» Dataset entries:
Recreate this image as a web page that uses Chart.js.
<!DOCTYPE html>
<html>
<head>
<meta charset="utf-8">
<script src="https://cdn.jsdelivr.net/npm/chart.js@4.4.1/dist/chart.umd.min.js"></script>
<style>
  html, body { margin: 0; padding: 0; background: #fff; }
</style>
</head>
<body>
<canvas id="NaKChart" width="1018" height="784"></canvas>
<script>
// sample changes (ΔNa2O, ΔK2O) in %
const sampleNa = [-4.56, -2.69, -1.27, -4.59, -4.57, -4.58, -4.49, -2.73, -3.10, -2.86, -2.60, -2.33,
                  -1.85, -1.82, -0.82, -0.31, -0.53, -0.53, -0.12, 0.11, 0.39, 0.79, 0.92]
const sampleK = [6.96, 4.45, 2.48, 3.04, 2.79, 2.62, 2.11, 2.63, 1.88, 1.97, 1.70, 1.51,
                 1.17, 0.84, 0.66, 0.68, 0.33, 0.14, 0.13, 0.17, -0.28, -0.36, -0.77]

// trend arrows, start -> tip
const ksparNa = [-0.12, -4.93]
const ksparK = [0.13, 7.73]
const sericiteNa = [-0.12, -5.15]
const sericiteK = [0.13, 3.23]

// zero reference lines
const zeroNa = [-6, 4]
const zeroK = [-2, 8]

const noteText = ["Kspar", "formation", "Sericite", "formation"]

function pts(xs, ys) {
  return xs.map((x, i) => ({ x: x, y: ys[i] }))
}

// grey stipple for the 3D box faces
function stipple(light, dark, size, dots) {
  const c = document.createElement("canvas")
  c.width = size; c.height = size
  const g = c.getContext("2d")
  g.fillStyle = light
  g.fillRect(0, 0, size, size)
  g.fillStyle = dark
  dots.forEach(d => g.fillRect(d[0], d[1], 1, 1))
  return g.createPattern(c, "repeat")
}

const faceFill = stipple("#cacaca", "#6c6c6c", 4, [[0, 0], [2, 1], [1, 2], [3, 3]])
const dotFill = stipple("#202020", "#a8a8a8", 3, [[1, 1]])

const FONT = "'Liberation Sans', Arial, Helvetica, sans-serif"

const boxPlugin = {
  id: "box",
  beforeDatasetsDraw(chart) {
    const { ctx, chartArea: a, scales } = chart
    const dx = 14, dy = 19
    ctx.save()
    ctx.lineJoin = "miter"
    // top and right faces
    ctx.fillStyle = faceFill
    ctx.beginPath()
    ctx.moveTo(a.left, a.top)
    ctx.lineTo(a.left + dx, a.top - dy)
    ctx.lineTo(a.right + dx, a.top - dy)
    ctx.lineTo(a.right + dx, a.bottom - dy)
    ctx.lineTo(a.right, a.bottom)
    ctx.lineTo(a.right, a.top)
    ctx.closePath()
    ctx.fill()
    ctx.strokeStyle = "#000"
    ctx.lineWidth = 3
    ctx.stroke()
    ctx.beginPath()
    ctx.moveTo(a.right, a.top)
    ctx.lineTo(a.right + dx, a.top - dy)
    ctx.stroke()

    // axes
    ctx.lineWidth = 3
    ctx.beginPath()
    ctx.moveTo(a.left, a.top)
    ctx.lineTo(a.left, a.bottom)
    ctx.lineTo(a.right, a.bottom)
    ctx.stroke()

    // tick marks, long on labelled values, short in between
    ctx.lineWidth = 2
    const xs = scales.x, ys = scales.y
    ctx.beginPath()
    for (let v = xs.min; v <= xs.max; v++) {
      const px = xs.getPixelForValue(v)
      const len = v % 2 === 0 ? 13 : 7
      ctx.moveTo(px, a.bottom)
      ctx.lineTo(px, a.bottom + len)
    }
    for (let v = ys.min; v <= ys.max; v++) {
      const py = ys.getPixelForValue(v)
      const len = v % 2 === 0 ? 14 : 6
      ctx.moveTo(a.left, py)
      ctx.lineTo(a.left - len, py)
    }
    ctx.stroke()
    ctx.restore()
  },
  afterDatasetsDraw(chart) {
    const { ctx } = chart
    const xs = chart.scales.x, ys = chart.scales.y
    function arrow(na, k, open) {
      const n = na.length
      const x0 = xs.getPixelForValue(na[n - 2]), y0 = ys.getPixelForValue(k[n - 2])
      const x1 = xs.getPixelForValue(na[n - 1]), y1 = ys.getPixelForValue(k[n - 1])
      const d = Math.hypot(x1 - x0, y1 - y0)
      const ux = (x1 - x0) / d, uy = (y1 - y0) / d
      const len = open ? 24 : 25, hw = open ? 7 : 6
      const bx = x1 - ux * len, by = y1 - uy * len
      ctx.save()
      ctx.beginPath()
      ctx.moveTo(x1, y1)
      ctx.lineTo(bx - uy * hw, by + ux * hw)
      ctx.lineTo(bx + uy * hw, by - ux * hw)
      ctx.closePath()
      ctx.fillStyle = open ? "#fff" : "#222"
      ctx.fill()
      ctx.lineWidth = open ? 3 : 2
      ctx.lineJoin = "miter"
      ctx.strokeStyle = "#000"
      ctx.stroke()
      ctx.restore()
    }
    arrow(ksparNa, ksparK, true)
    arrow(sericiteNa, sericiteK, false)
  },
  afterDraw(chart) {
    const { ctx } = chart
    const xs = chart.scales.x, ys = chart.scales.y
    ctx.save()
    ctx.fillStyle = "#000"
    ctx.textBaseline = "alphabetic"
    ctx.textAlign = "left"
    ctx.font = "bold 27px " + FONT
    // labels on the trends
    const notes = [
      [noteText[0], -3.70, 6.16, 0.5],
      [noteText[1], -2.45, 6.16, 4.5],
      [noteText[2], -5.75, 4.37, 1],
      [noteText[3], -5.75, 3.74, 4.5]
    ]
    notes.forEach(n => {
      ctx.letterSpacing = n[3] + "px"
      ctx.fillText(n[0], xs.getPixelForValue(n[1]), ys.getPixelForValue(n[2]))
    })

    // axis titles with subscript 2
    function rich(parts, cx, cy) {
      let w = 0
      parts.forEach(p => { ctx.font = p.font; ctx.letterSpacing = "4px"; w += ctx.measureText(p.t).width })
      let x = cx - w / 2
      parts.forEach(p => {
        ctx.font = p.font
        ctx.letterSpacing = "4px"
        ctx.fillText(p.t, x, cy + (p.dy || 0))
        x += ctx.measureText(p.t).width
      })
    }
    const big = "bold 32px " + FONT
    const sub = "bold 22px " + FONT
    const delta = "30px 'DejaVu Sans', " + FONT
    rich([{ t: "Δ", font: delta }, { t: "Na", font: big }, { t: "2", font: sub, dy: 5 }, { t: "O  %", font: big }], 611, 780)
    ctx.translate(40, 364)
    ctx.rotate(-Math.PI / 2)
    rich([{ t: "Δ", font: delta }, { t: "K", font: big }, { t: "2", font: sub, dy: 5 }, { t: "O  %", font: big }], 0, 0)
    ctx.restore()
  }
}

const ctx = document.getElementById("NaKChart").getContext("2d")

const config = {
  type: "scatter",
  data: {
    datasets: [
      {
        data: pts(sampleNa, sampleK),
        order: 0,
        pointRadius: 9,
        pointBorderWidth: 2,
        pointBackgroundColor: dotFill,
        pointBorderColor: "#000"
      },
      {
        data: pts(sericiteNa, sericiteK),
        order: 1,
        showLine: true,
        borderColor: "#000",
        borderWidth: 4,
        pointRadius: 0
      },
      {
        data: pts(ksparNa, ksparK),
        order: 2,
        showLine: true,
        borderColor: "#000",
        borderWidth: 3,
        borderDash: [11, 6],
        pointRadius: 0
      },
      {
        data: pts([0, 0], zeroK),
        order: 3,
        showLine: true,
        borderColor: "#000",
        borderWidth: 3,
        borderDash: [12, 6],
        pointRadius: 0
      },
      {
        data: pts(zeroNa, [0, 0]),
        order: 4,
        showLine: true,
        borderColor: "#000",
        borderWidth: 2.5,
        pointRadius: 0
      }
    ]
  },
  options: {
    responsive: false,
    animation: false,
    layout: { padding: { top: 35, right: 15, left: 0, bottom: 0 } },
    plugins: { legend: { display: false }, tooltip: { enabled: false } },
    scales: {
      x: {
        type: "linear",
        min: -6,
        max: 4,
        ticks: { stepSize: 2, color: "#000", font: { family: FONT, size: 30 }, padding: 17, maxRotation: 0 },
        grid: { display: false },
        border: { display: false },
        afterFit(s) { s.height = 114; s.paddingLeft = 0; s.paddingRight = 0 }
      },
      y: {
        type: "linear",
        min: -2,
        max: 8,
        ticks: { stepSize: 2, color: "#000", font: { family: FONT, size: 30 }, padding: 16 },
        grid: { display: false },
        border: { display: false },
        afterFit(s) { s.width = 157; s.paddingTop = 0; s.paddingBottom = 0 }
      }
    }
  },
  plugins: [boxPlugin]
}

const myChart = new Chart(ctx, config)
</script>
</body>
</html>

---

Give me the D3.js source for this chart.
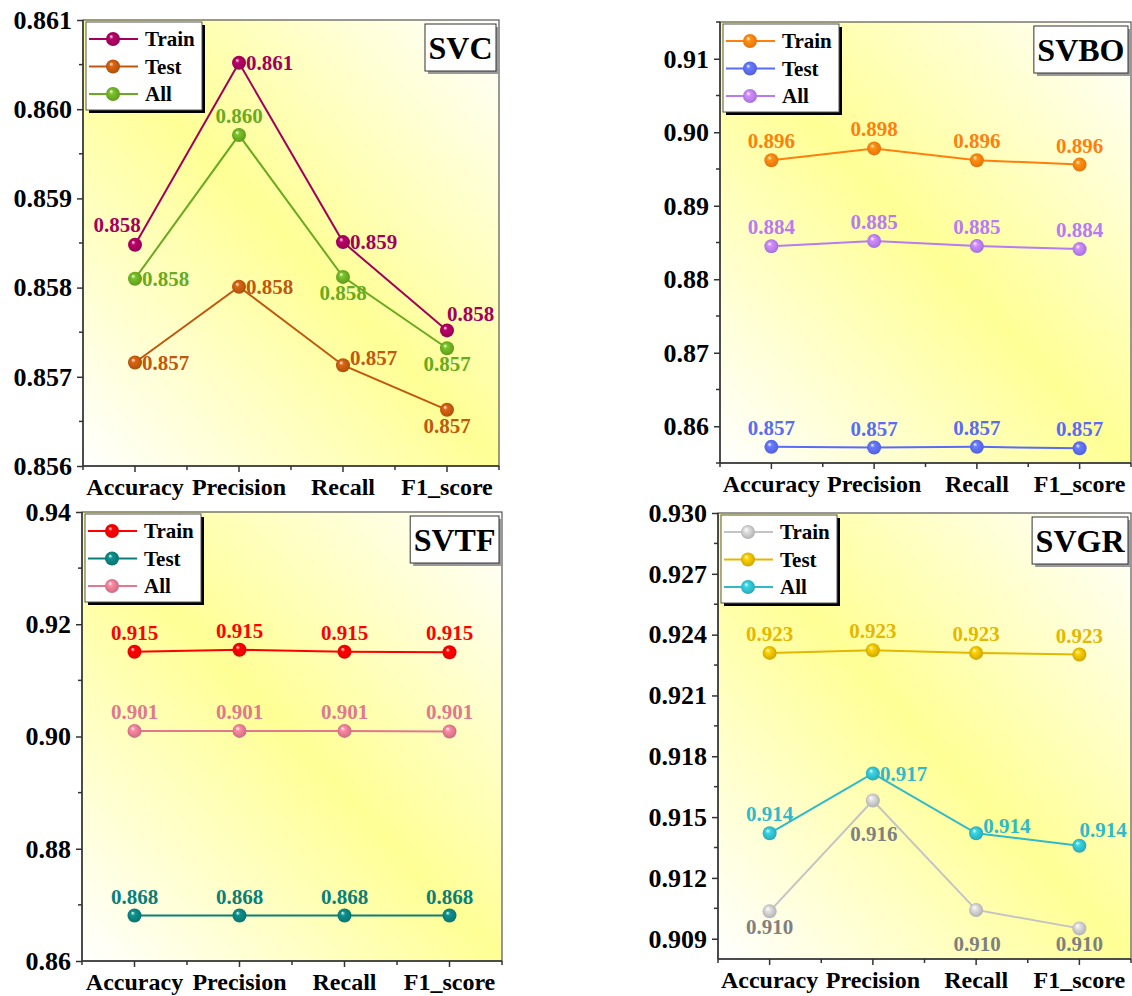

» Short task: Copy out every line in the entries above that holds "this".

» Answer in full:
Recreate this image as a web page that uses Chart.js.
Give me the D3.js source for this chart.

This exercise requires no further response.